Oleh: Nurul Aryani (Tenaga Pendidik dan Aktivis Dakwah Islam Kaffah)
Masyarakat bersama mahasiswa dan aktivis lingkungan melakukan demo menolak tambang timah di Perairan Laut Batu Beriga, Kabupaten Bangka Tengah, Provinsi Kepulauan Bangka Belitung pada Senin, 28 Oktober 2024.
Aksi yang diperkirakan diikuti ribuan orang ini menyuarakan hal yang sama yakni menuntut agar IUP PT Timah untuk menambang di Laut Batu Beriga dicabut sehingga aktivitas penambangan tidak bisa dilakukan. (Pos Belitung, 28/10/24)
Berdasarkan riset WALHI Kep. Bangka Belitung, perairan Batu Beriga sendiri merupakan kawasan yang masih terjaga kelestariannya dan masuk pada enam kategori kawasan yang memiliki Nilai Konservasi Tinggi (NKT), empat kategori NKT dimiliki oleh perairan Batu Beriga.
Laut Batu Beriga telah menjadi rumah bagi banyak keanekaragaman biota laut seperti Penyu Hijau, Nautilus, Dugong, Hiu Pari, Ikan Napoleon, Lumba-lumba Hidung Botol, Kima serta Pari Manta. (Walhi.or.id, 31/10/24).
Perairan Laut Batu Beriga juga menjadi ruang hidup bagi nelayan, sumber penghasilan dan penghidupan secara turun menurun dengan melimpahnya ikan, udang, sotong dan lain sebagainya.
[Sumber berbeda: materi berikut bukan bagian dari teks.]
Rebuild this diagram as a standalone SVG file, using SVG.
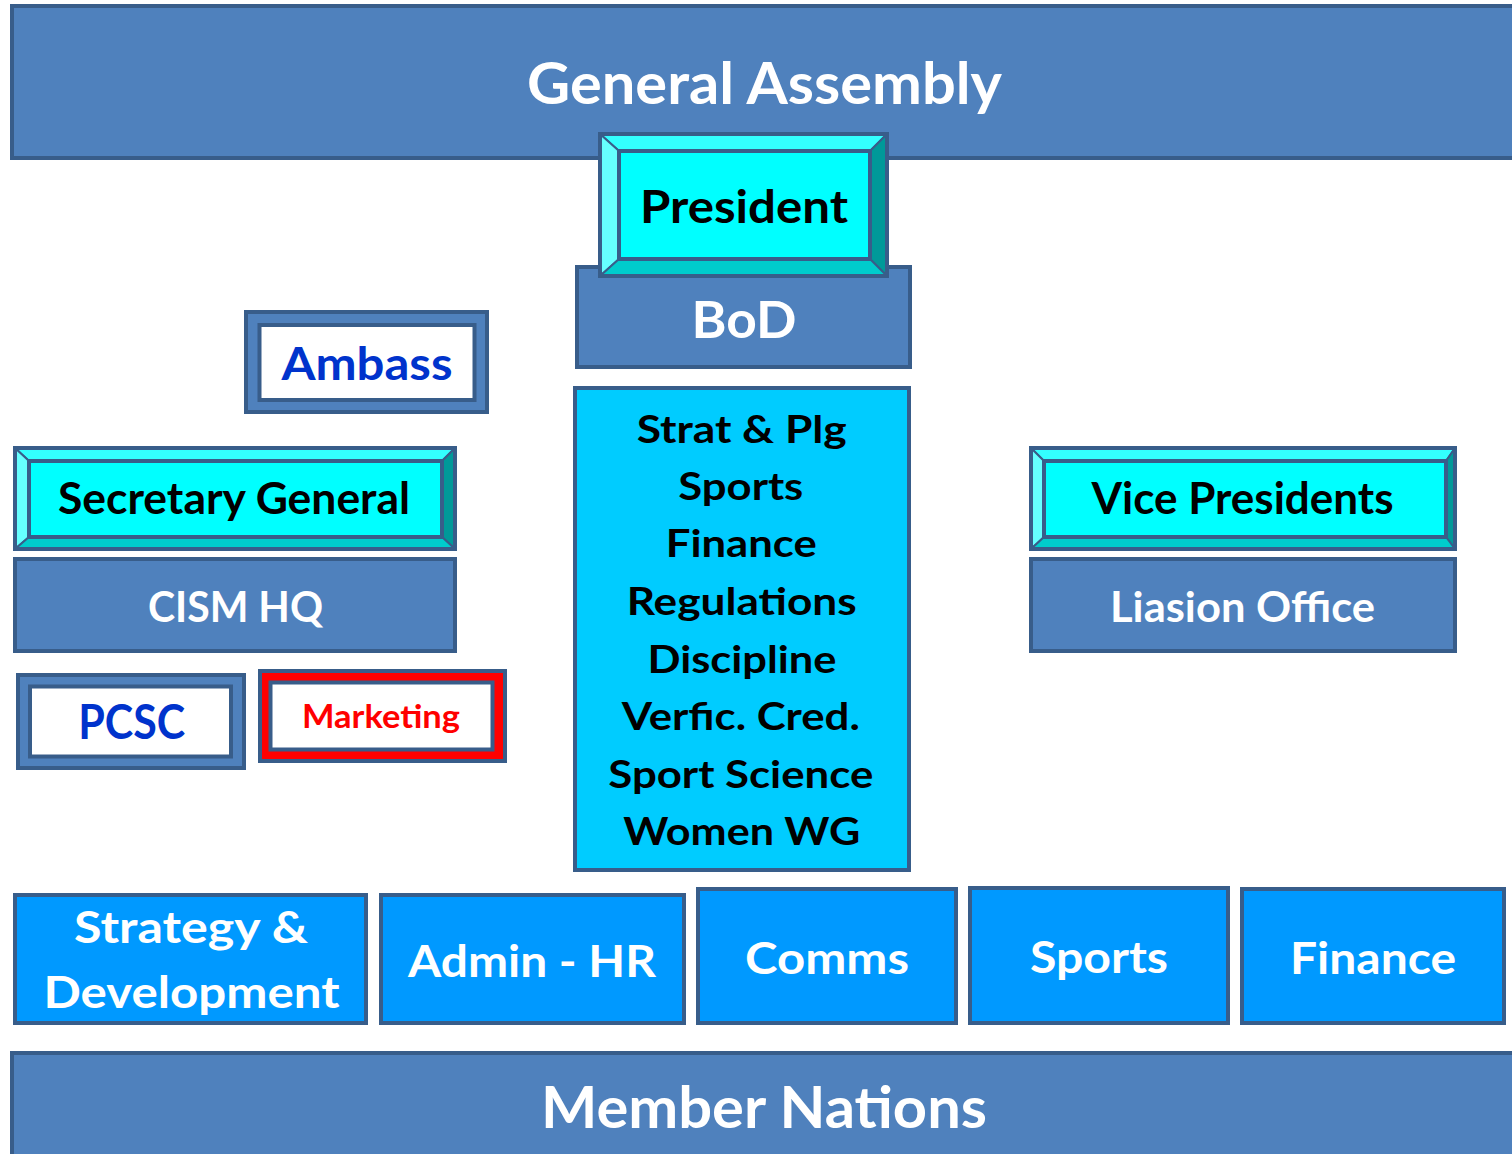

Lebih dari 80 persen masyarakat hidup bergantung dari hasil laut. Oleh sebab itu, masyarakat menolak dengan tegas rencana penambangan timah di Perairan Batu Beriga.
Kepentingan Siapa?
Konflik pengelolaan SDA sudah berulang terjadi di Indonesia dan sulit untuk tidak mengatakan bahwa pihak yang rugi selalu masyarakat. Demikian juga Rencana operasi tambang timah jenis Ponton Isap Produksi (PIP) di laut Desa Batu Beriga yang tidak mungkin tidak berdampak pada lingkungan.
Menurut analisa Ahmad Subhan Hafiz Direktur Eksekutif Daerah WALHI Kep. Bangka Belitung, kandungan logam berat (Pb, Cd, Cr) pada limbah cair kegiatan penambangan timah sudah berada di atas baku mutu lingkungan, sehingga menjadi bahan pencemar lingkungan. Hal ini diperparah dengan praktik pembuangan limbah tambang timah secara langsung atau berada di atas permukaan laut. Kondisi arus laut yang dinamis, limbah penambangan dapat terbawa sejauh 6-7 mil, sehingga aktivitas penambangan timah sangat mengganggu wilayah tangkap nelayan. (Walhi.or.id, 12/05/24).